ERF Function

Description

The ERF function computes the Gauss error function value. The mathematical definition of the Gauss error function is:

erf(x) = (2/√π) ∫₀ˣ e(-t²) dt

This function is widely used in probability theory, statistics, and partial differential equations, commonly employed to describe the cumulative distribution function of the normal distribution.

Syntax

erf(expr)

Parameters

• expr: A numeric expression for which to compute the error function value. Supports numeric types (implicitly castable to DOUBLE).

Returns

The return type is DOUBLE, representing the error function value corresponding to the input.
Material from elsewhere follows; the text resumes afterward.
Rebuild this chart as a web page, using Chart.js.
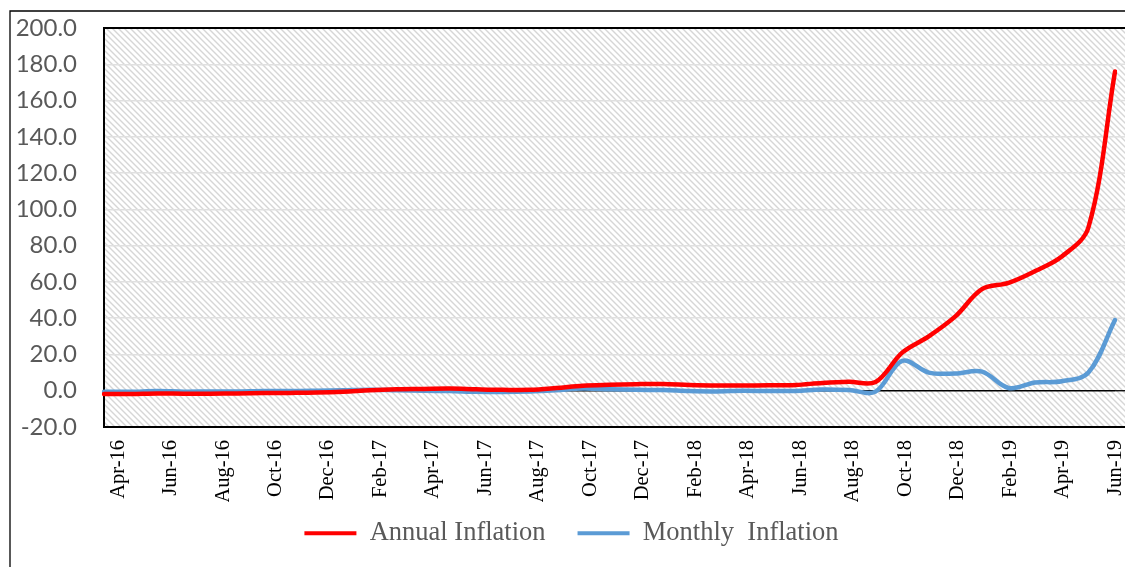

The return value range is [-1, 1].

Examples

1. Compute erf(0):

   SELECT erf(0) AS res;
   +-----+
   | res |
   +-----+
   | 0   |
   +-----+
   

2. Compute erf(1):

   SELECT erf(1) AS res;
   +--------------------+
   |        res         |
   +--------------------+
   | 0.8427007929497149 |
   +--------------------+
   

3. Compute the error function value for a negative number (erf is an odd function, erf(-x) = -erf(x)):

   SELECT erf(-1) AS res;
   +---------------------+
   |         res         |
   +---------------------+
   | -0.8427007929497149 |
   +---------------------+
   

4. When the input is NULL:

   SELECT erf(NULL) AS res;
   +------+
   | res  |
   +------+
   | NULL |
   +------+
   

Notes

• When the input parameter is NULL, the result is NULL.
• The return value range of erf is [-1, 1]. As x → +∞, erf(x) → 1; as x → -∞, erf(x) → -1.
• erf is an odd function, i.e., erf(-x) = -erf(x), and erf(0) = 0.
• This function is often used in conjunction with normal distribution calculations, e.g., the cumulative distribution function of the standard normal distribution Φ(x) = (1 + erf(x/√2)) / 2.